I picked up my phone and that is when I saw his messages.
His answer was, “I thought you were ignoring me.”
I told him I would never just ignore him. That is so Jr. High! (Though some people apparently don’t move on from that level of coping skills because I can think of three grown women off the top of my head who have or would ignore me if I ever ran across them again!) (It doesnt bother me all that much because as one of my Facebook friends says, “the greatest thing about being over 40 is the realization that you don’t — and don’t have to — give a s*** about most other people’s opinions and it mostly doesn’t matter if someone likes you or not.”)
The thing I found interesting is that my son never said anything to me. With words. That would come out of his mouth.
I hate to do that “when I was a kid” thing but I will anyway. We used to actually have to speak on the telephone. We might have to call our friends on a house phone that everyone in their family shared. There were very few kids who had their own line…and I can’t even remember any of my own friends who did. We had to learn phone manners, like how to ask to speak to someone, how to leave a message with a person and on voicemail, and how to not call after a certain hour.

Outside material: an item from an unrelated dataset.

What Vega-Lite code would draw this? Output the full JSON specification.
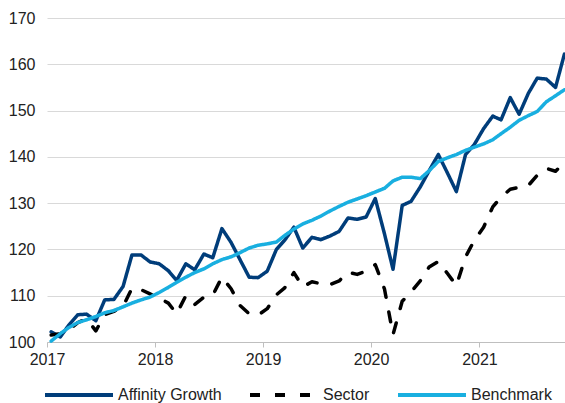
{
  "$schema": "https://vega.github.io/schema/vega-lite/v6.json",
  "width": 518,
  "height": 324,
  "autosize": {"type": "none"},
  "padding": {"left": 47, "top": 18, "right": 0, "bottom": 61},
  "config": {
    "view": {"stroke": null},
    "font": "Liberation Sans",
    "legend": {
      "orient": "none",
      "legendX": -4,
      "legendY": 341,
      "direction": "horizontal",
      "symbolType": "stroke",
      "symbolSize": 4624,
      "symbolStrokeWidth": 4,
      "labelFontSize": 16,
      "labelColor": "#222222",
      "labelOffset": 3,
      "columnPadding": 20,
      "title": null
    }
  },
  "data": {
    "values": [
      {"date": "2017-01-15", "Affinity Growth": 102.2, "Sector": 101.5, "Benchmark": 100.2},
      {"date": "2017-02-15", "Affinity Growth": 101.1, "Sector": 101.8, "Benchmark": 101.8},
      {"date": "2017-03-15", "Affinity Growth": 103.6, "Sector": 102.5, "Benchmark": 103.1},
      {"date": "2017-04-15", "Affinity Growth": 105.9, "Sector": 104.2, "Benchmark": 104.2},
      {"date": "2017-05-15", "Affinity Growth": 106.0, "Sector": 105.0, "Benchmark": 104.8},
      {"date": "2017-06-15", "Affinity Growth": 104.6, "Sector": 102.4, "Benchmark": 105.5},
      {"date": "2017-07-15", "Affinity Growth": 109.1, "Sector": 105.9, "Benchmark": 106.3},
      {"date": "2017-08-15", "Affinity Growth": 109.2, "Sector": 106.6, "Benchmark": 106.8},
      {"date": "2017-09-15", "Affinity Growth": 112.0, "Sector": 107.7, "Benchmark": 107.6},
      {"date": "2017-10-15", "Affinity Growth": 118.8, "Sector": 111.6, "Benchmark": 108.4},
      {"date": "2017-11-15", "Affinity Growth": 118.8, "Sector": 111.3, "Benchmark": 109.1},
      {"date": "2017-12-15", "Affinity Growth": 117.3, "Sector": 110.4, "Benchmark": 109.7},
      {"date": "2018-01-15", "Affinity Growth": 116.9, "Sector": 109.5, "Benchmark": 110.7},
      {"date": "2018-02-15", "Affinity Growth": 115.4, "Sector": 108.4, "Benchmark": 111.8},
      {"date": "2018-03-15", "Affinity Growth": 113.3, "Sector": 106.1, "Benchmark": 112.9},
      {"date": "2018-04-15", "Affinity Growth": 116.9, "Sector": 110.0, "Benchmark": 114.0},
      {"date": "2018-05-15", "Affinity Growth": 115.6, "Sector": 108.1, "Benchmark": 115.0},
      {"date": "2018-06-15", "Affinity Growth": 119.0, "Sector": 109.7, "Benchmark": 115.8},
      {"date": "2018-07-15", "Affinity Growth": 118.2, "Sector": 110.1, "Benchmark": 116.9},
      {"date": "2018-08-15", "Affinity Growth": 124.5, "Sector": 114.0, "Benchmark": 117.8},
      {"date": "2018-09-15", "Affinity Growth": 121.5, "Sector": 111.5, "Benchmark": 118.4},
      {"date": "2018-10-15", "Affinity Growth": 117.8, "Sector": 107.9, "Benchmark": 119.3},
      {"date": "2018-11-15", "Affinity Growth": 114.0, "Sector": 106.1, "Benchmark": 120.3},
      {"date": "2018-12-15", "Affinity Growth": 113.9, "Sector": 105.8, "Benchmark": 120.9},
      {"date": "2019-01-15", "Affinity Growth": 115.3, "Sector": 107.2, "Benchmark": 121.2},
      {"date": "2019-02-15", "Affinity Growth": 120.0, "Sector": 110.2, "Benchmark": 121.6},
      {"date": "2019-03-15", "Affinity Growth": 122.0, "Sector": 111.7, "Benchmark": 123.0},
      {"date": "2019-04-15", "Affinity Growth": 124.8, "Sector": 115.0, "Benchmark": 124.4},
      {"date": "2019-05-15", "Affinity Growth": 120.3, "Sector": 111.9, "Benchmark": 125.5},
      {"date": "2019-06-15", "Affinity Growth": 122.6, "Sector": 113.0, "Benchmark": 126.3},
      {"date": "2019-07-15", "Affinity Growth": 122.1, "Sector": 112.6, "Benchmark": 127.2},
      {"date": "2019-08-15", "Affinity Growth": 122.9, "Sector": 112.4, "Benchmark": 128.3},
      {"date": "2019-09-15", "Affinity Growth": 123.9, "Sector": 113.2, "Benchmark": 129.3},
      {"date": "2019-10-15", "Affinity Growth": 126.8, "Sector": 115.1, "Benchmark": 130.2},
      {"date": "2019-11-15", "Affinity Growth": 126.5, "Sector": 114.6, "Benchmark": 130.9},
      {"date": "2019-12-15", "Affinity Growth": 127.0, "Sector": 115.3, "Benchmark": 131.6},
      {"date": "2020-01-15", "Affinity Growth": 131.0, "Sector": 116.7, "Benchmark": 132.4},
      {"date": "2020-02-15", "Affinity Growth": 123.4, "Sector": 111.5, "Benchmark": 133.2},
      {"date": "2020-03-15", "Affinity Growth": 115.7, "Sector": 101.6, "Benchmark": 134.8},
      {"date": "2020-04-15", "Affinity Growth": 129.5, "Sector": 108.8, "Benchmark": 135.6},
      {"date": "2020-05-15", "Affinity Growth": 130.4, "Sector": 110.8, "Benchmark": 135.6},
      {"date": "2020-06-15", "Affinity Growth": 133.5, "Sector": 113.2, "Benchmark": 135.3},
      {"date": "2020-07-15", "Affinity Growth": 137.0, "Sector": 116.2, "Benchmark": 137.0},
      {"date": "2020-08-15", "Affinity Growth": 140.5, "Sector": 117.4, "Benchmark": 139.0},
      {"date": "2020-09-15", "Affinity Growth": 136.5, "Sector": 114.8, "Benchmark": 139.8},
      {"date": "2020-10-15", "Affinity Growth": 132.5, "Sector": 112.2, "Benchmark": 140.5},
      {"date": "2020-11-15", "Affinity Growth": 140.5, "Sector": 118.4, "Benchmark": 141.4},
      {"date": "2020-12-15", "Affinity Growth": 142.7, "Sector": 122.0, "Benchmark": 142.1},
      {"date": "2021-01-15", "Affinity Growth": 146.1, "Sector": 124.8, "Benchmark": 142.8},
      {"date": "2021-02-15", "Affinity Growth": 148.8, "Sector": 129.2, "Benchmark": 143.7},
      {"date": "2021-03-15", "Affinity Growth": 148.0, "Sector": 131.3, "Benchmark": 145.0},
      {"date": "2021-04-15", "Affinity Growth": 152.8, "Sector": 133.0, "Benchmark": 146.4},
      {"date": "2021-05-15", "Affinity Growth": 149.2, "Sector": 133.4, "Benchmark": 147.9},
      {"date": "2021-06-15", "Affinity Growth": 153.7, "Sector": 133.8, "Benchmark": 148.9},
      {"date": "2021-07-15", "Affinity Growth": 157.0, "Sector": 136.0, "Benchmark": 149.8},
      {"date": "2021-08-15", "Affinity Growth": 156.8, "Sector": 137.5, "Benchmark": 151.9},
      {"date": "2021-09-15", "Affinity Growth": 155.0, "Sector": 136.9, "Benchmark": 153.2},
      {"date": "2021-10-15", "Affinity Growth": 162.2, "Sector": 138.8, "Benchmark": 154.5}
    ]
  },
  "transform": [
    {"fold": ["Affinity Growth", "Sector", "Benchmark"], "as": ["series", "value"]}
  ],
  "mark": {"type": "line", "strokeWidth": 3.5, "strokeCap": "round", "strokeJoin": "round"},
  "encoding": {
    "x": {
      "field": "date",
      "type": "temporal",
      "scale": {"domain": ["2017-01-01", "2021-10-17"]},
      "axis": {
        "format": "%Y",
        "tickCount": {"interval": "year", "step": 1},
        "grid": false,
        "domainColor": "#bfbfbf",
        "tickColor": "#bfbfbf",
        "tickSize": 5,
        "labelFontSize": 16,
        "labelColor": "#222222",
        "labelPadding": 4,
        "labelFlush": false,
        "labelOverlap": false,
        "title": null
      }
    },
    "y": {
      "field": "value",
      "type": "quantitative",
      "scale": {"domain": [100, 170], "nice": false, "zero": false},
      "axis": {
        "values": [100, 110, 120, 130, 140, 150, 160, 170],
        "domain": false,
        "ticks": false,
        "gridColor": "#d9d9d9",
        "labelFontSize": 16,
        "labelColor": "#222222",
        "labelPadding": 12,
        "title": null
      }
    },
    "color": {
      "field": "series",
      "type": "nominal",
      "scale": {"domain": ["Affinity Growth", "Sector", "Benchmark"], "range": ["#003d7a", "#000000", "#19afe0"]},
      "title": null
    },
    "strokeDash": {
      "field": "series",
      "type": "nominal",
      "scale": {"domain": ["Affinity Growth", "Sector", "Benchmark"], "range": [[1, 0], [10, 15], [1, 0]]},
      "title": null
    }
  }
}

Now, most high-school kids have their own personal devices. It’s convenient for parents to be able to communicate with them when they’re on the go — to coordinate pick-up logistics. (I know some parents who track their kids by their phones, but I have never done that…maybe when they start driving I’ll consider it!) My kids use their devices in school to look up things and as calculators. Kids don’t use voicemail and very rarely use the phone at all. Mine were all talking about how snapchat has a calling feature now…uhm, yeah, so does your (unlimited calls) phone, so don’t be using data to make snapchat calls! I think some kids text each other at all hours of the day and night, which no doubt contributes to the nocturnal lifestyle of teens. (Vampire sleeping habits are likely why my son didn’t feel good though he assures me he wasn’t tired.) So much can be misconstrued by texting, though. You can’t hear the tone and inflection in a conversation, regardless of how many emojis, ellipses, or other punctuation are used (or not — on a side note, my kids think it’s hilarious when I’m using speech to text and I say “period” or “comma” or “exclamation point,” because I usually do use punctuation in my text messages).
Furthermore, communication is also hindered when you don’t ensure the other person has actually received your message.
And lastly, has the world really come to texting people who are in the same household and even the same room with you about pressing concerns?
Okay, that’s not “lastly.” Because in the past two days since I started writing this little story (getting as far as this part during the half hour wait over the scheduled baseball practice time on Friday), I have experienced the following:
- My son neglecting to mention to his instructor that he won’t be at Driver’s Ed next Saturday, even though he had acknowledged my reminder to do so less than 30 minutes before during our exchange to confirm when I was supposed to pick him up. I said, “Are you planning to call your instructor to let him know?” (I am certain he is not.)
- My son not RSVPing or forwarding a message to me about his basketball banquet, which is tomorrow night.
- My son not knowing when his baseball practice ended today and not having the wherewithal to mention his need to leave ON TIME the tomorrow for the basketball banquet to his coach before he left practice today. (He receives his schedule via group chat so there is no way I can see it and must rely on him communicating this information to me.)